Later I would vividly remember not crying at her bedside because I felt it rude to do so. An ICU is full of people close to death, each with their own story of suffering, the last thing they needed was to hear my cries. On reflection, not a normal thought process but one I imagine protected me. At least until I got home. Alone, I cried and I wouldn’t stop for days but I guess to understand what had just occurred I’d have to go back.

This was the second time someone had given her the diagnosis. The first time was on Good Friday back in 2008. Osteosarcoma of the right tibia. In 2015 there were just 551 new cases of Bone sarcoma in the U.K., making up less than 1% of all cancers and Osteosarcoma makes up 30% of all bone sarcomas. So it accounts for just 0.003% of cancer cases. Osteosarcoma is most common and in teenagers and young adults. So as she said:

“Even with this, I am a rarity.”

A wry smile and a joke. That was how she approached her illness.

She had christened it ‘Frank’.

Her prize for adopting Frank was six rounds of chemotherapy and a brand new titanium tibia. Did she have any questions for the doctor?

“Will the scanner buzz me at airport security?”

“Yes.”

“If I’m short of cash can I sell the leg?”

“No.”

Ten years and many side effects later—she was facing down a second diagnosis. She didn’t name it this time, but I called it ‘The Bastard’ for posterity. The Bastard, for all intents and purposes, was an enemy in an unwinnable war. She received the test results in June 2018 with the news that cancer had taken hold in her spine. Having metastasized, it had a shopping list of organs:

  • Stomach

  • Lungs

  • Breast

  • Brain

That last one? Yeah. That was a real fuck you to someone who had already lost her ability to walk outdoors without the aid of a wheelchair. Someone who had lost feeling in her extremities because of Peripheral Neuropathy. To have dealt with all that for ten years and now have her brain consumed by this was heartbreaking. It was only a matter of time before she would lose all motor function. But something unexpected happened. After receiving a high dose of steroids her motor function returned. It had only been a week, but the difference was night and day. She could raise her arms, sit-up unassisted and could even take a few steps. The sense of pride I felt at seeing this woman, who against all odds was once again back on her feet was immense.

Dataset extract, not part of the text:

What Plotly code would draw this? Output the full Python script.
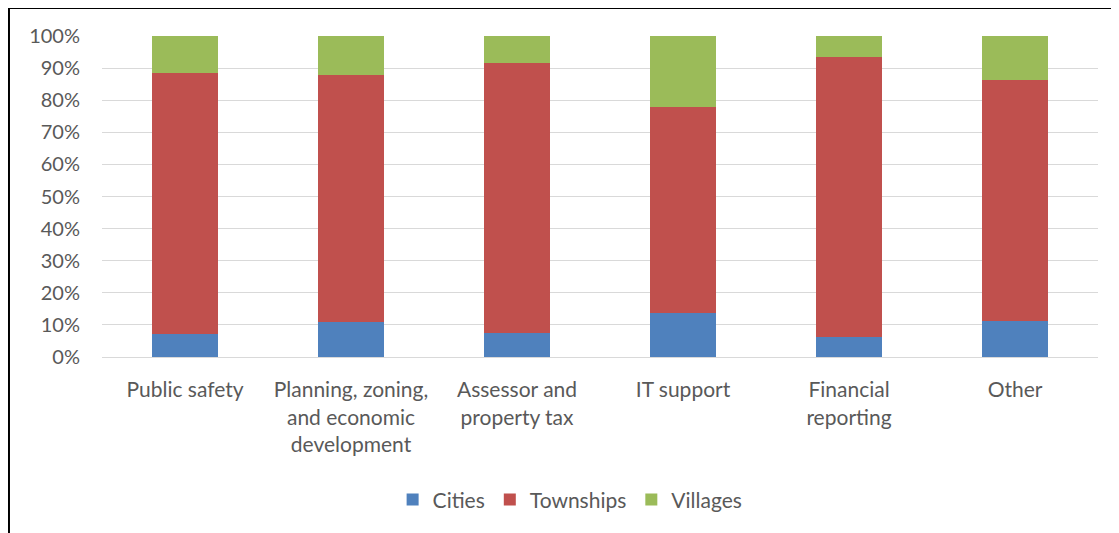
import plotly.graph_objects as go

categories = [
    "Public safety",
    "Planning, zoning,<br>and economic<br>development",
    "Assessor and<br>property tax",
    "IT support",
    "Financial<br>reporting",
    "Other",
]

cities = [7.2, 11.0, 7.6, 13.8, 6.2, 11.1]
townships = [81.4, 76.8, 84.0, 64.2, 87.3, 75.1]
villages = [11.4, 12.2, 8.4, 22.0, 6.5, 13.8]

y_ticks = [0, 10, 20, 30, 40, 50, 60, 70, 80, 90, 100]
y_labels = [f"{v}%" for v in y_ticks]

series = [
    ("Cities", cities, "#4F81BD"),
    ("Townships", townships, "#C0504D"),
    ("Villages", villages, "#9BBB59"),
]

FONT = "Lato, sans-serif"

fig = go.Figure()
for name, vals, color in series:
    fig.add_trace(go.Bar(
        x=categories,
        y=vals,
        name=name,
        marker=dict(color=color, line=dict(width=0)),
    ))

# page body has an 8px margin, so the figure is shifted by that much
fig.update_layout(
    barmode="stack",
    bargap=0.6,
    width=1111,
    height=525,
    margin=dict(l=94, r=21, t=28, b=176),
    paper_bgcolor="white",
    plot_bgcolor="white",
    font=dict(family=FONT, size=20, color="#595959"),
    showlegend=True,
    legend=dict(
        orientation="h",
        traceorder="normal",
        x=0.47, xanchor="center",
        y=-0.445, yanchor="middle",
        font=dict(size=21, color="#595959"),
    ),
    shapes=[
        dict(type="rect", xref="paper", yref="paper",
             x0=-0.0934, x1=1.03, y0=-0.6, y1=1.087,
             line=dict(color="black", width=2), fillcolor="rgba(0,0,0,0)")
    ],
)

fig.update_yaxes(
    range=[0, 100],
    tickvals=y_ticks,
    ticktext=y_labels,
    showgrid=True,
    gridcolor="#D9D9D9",
    gridwidth=1,
    zeroline=False,
    showline=False,
    ticklabelstandoff=21,
    tickfont=dict(size=20),
)
fig.update_xaxes(
    showline=True,
    linecolor="#D9D9D9",
    linewidth=1,
    ticks="",
    tickangle=0,
    ticklabelstandoff=14,
    tickfont=dict(size=21),
)

fig.write_html("out.html")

It was enough for the doctors to allow her home but even with this progress, the path only went in one direction and had one end. Now there was an invisible clock hanging over her head. No one knew how much time she’d have left, it’s not an exact science. Though with this improvement and some chemotherapy the doctors estimated six-nine months. Best-case scenario? Up to two years.

It was late July, summer was in full swing. England was marching on in the World Cup and though we marked her 54th birthday in the hospital, we could now have time at home. Planning how best to spend the time she had left.

And in my deepest desperation, I did something that most people end up doing at least once in their life. I prayed to a God I had never believed in. I prayed she would be around for my 32nd birthday and that we’d get one more Christmas together.

In the eerie silence of the chapel, if I really listened—I heard a ticking clock I couldn’t see.